AI in the Operating Room: Rising Reports of Injuries and Device Malfunctions

Artificial intelligence is being promoted as the next major leap in medicine, promising more accurate diagnoses, improved surgical planning and fewer medical errors. Yet as AI becomes increasingly embedded in operating rooms, regulators are recording a troubling rise in reports of medical device malfunctions, serious patient injuries and cases in which software misidentifies anatomical structures.

According to an in-depth Reuters investigation, one notable example involves a navigation system used in sinus surgery that was enhanced with machine-learning algorithms. Reports submitted to the U.S. Food and Drug Administration (FDA) link the system to dozens of malfunction incidents and at least ten serious patient injuries over the past four years.

The manufacturer announced in 2021 that it had integrated artificial intelligence into its surgical tool navigation platform for the treatment of chronic sinusitis. Prior to that year, reports to the FDA were limited. Following the introduction of AI, the number of reported malfunctions and adverse events rose sharply.

According to the data, several incidents involved cases in which the system allegedly misled surgeons about the position of instruments inside patients’ skulls. Reported injuries include cerebrospinal fluid leaks, perforation of the skull base and, in the most severe cases, strokes caused by carotid artery damage.

The companies involved have категорically rejected any causal link to artificial intelligence, stressing that FDA reports do not establish device fault. Nevertheless, two cases have proceeded to court, with plaintiffs arguing that the system was safer before AI was integrated.

The system in question is not an isolated case. The FDA has now cleared more than 1,350 medical devices that incorporate artificial intelligence — double the number approved in 2022. Alongside this surge in approvals, reports of problems have also increased.

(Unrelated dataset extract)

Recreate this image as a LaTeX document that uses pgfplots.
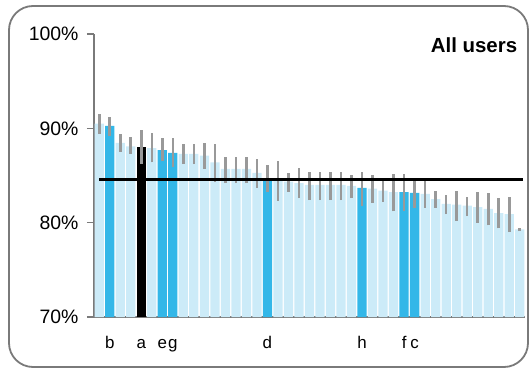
\documentclass[border=0pt]{standalone}
\usepackage{pgfplots}
\pgfplotsset{compat=1.18}
\usepackage{pgfplotstable}
\usepackage{fontspec}
\setmainfont{Liberation Sans}
\definecolor{lightb}{HTML}{CCEBF8}
\definecolor{darkb}{HTML}{33B7E8}
\definecolor{errg}{HTML}{999999}
\definecolor{axg}{HTML}{7A7A7A}

\pgfplotstableread{
x v lo hi c
0 90.5 89.4 91.5 0
1 90.25 89.2 91.2 1
2 88.45 87.5 89.4 0
3 88.1 87.3 89.1 0
4 88.0 86.2 89.8 2
5 87.9 86.4 89.5 0
6 87.7 86.5 89.0 1
7 87.4 85.9 89.0 1
8 87.3 86.2 88.3 0
9 87.3 86.2 88.3 0
10 87.1 85.7 88.4 0
11 86.4 84.3 88.3 0
12 85.7 84.2 87.0 0
13 85.7 84.2 87.0 0
14 85.7 84.2 87.0 0
15 85.27 83.7 86.7 0
16 84.6 83.3 86.1 1
17 84.5 82.3 86.5 0
18 84.35 83.3 85.3 0
19 84.2 82.6 85.8 0
20 84.0 82.4 85.4 0
21 84.0 82.4 85.4 0
22 84.0 82.4 85.4 0
23 84.0 82.4 85.4 0
24 83.9 82.6 85.1 0
25 83.7 81.8 85.4 1
26 83.6 82.1 85.1 0
27 83.4 82.2 84.5 0
28 83.25 81.2 85.2 0
29 83.25 81.2 85.2 1
30 83.15 81.6 84.6 1
31 83.05 81.6 84.4 0
32 82.5 81.6 83.4 0
33 82.0 80.9 82.9 0
34 81.9 80.2 83.4 0
35 81.8 80.7 82.7 0
36 81.65 80.0 83.2 0
37 81.45 79.7 83.1 0
38 81.0 79.4 82.6 0
39 80.9 79.0 82.75 0
40 79.3 79.1 79.4 0
}\data

\begin{document}
\begin{tikzpicture}
\useasboundingbox (-94bp,-53bp) rectangle (436bp,317bp);
\draw[axg, line width=1.8bp, rounded corners=24bp] (-85bp,-50bp) rectangle (434bp,311bp);
\begin{axis}[
  at={(0,0)}, anchor=south west,
  scale only axis, width=431bp, height=283bp,
  xmin=-0.5, xmax=40.5, ymin=70, ymax=100,
  axis lines*=left,
  axis line style={axg, line width=1.3bp},
  ytick={70,80,90,100},
  yticklabel={\pgfmathprintnumber{\tick}\%},
  tick align=outside,
  major tick length=7bp,
  y tick style={axg, line width=1.3bp},
  xtick style={draw=none},
  xtick={1,4,6,7,16,25,29,30},
  xticklabels={b,a,e,g,d,h,f,c},
  yticklabel style={font=\fontsize{19.5}{21}\selectfont, xshift=-5bp},
  xticklabel style={font=\fontsize{17}{19}\selectfont, text height=13bp, text depth=0bp, yshift=-8bp},
  /pgf/number format/assume math mode=true,
  clip=false,
]
\addplot[ybar, bar width=0.88, bar shift=0pt, fill=lightb, draw=none,
  restrict expr to domain={\thisrow{c}}{0:0}] table[x=x, y=v] {\data};
\addplot[ybar, bar width=0.88, bar shift=0pt, fill=darkb, draw=none,
  restrict expr to domain={\thisrow{c}}{1:1}] table[x=x, y=v] {\data};
\addplot[ybar, bar width=0.88, bar shift=0pt, fill=black, draw=none,
  restrict expr to domain={\thisrow{c}}{2:2}] table[x=x, y=v] {\data};
\addplot[draw=none, mark=none,
  error bars/.cd, y dir=plus, y explicit,
  error bar style={draw=errg, line width=2.6bp}, error mark=none]
  table[x=x, y=lo, y error expr=\thisrow{hi}-\thisrow{lo}] {\data};
\addplot[black, line width=3bp, mark=none] coordinates {(0,84.6) (40.3,84.6)};
\node[anchor=east, font=\bfseries\fontsize{20.5}{22}\selectfont] at (rel axis cs:0.99,0.96) {All users};
\end{axis}
\end{tikzpicture}
\end{document}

Reported incidents include prenatal ultrasound systems that allegedly misidentified fetal limbs, AI-enabled implantable cardiac monitors accused of failing to detect abnormal heart rhythms — including devices manufactured by Medtronic — and ultrasound software developed by Samsung Medison that was reported to confuse anatomical landmarks, though no injuries have been confirmed in those cases.

A study by researchers at Johns Hopkins, Georgetown and Yale found that dozens of AI-enabled medical devices have been linked to product recalls, many of them occurring within the first year after regulatory approval.

Regulatory oversight has struggled to keep pace with the rapid expansion of the technology. According to current and former FDA scientists, key AI evaluation teams have been weakened in recent years, increasing the workload for remaining staff.

Unlike pharmaceuticals, many medical devices — even those incorporating AI — are not required to undergo extensive clinical trials before reaching the market. Instead, they are often approved as “updates” to existing products, a practice that experts say introduces new layers of uncertainty when algorithms capable of learning and evolving over time are added.

Despite the risks, artificial intelligence has already demonstrated its potential benefits, particularly in radiology and cancer detection. However, the same features that make AI powerful — self-learning capabilities, complexity and limited algorithmic transparency — also make failures harder to detect and control.

As one medical regulation expert quoted by Reuters puts it, the traditional medical device approval model “was not designed for technologies that change their behavior over time.” And as artificial intelligence moves deeper into the operating room, the question is no longer whether it will transform medicine, but whether regulatory safeguards can keep up.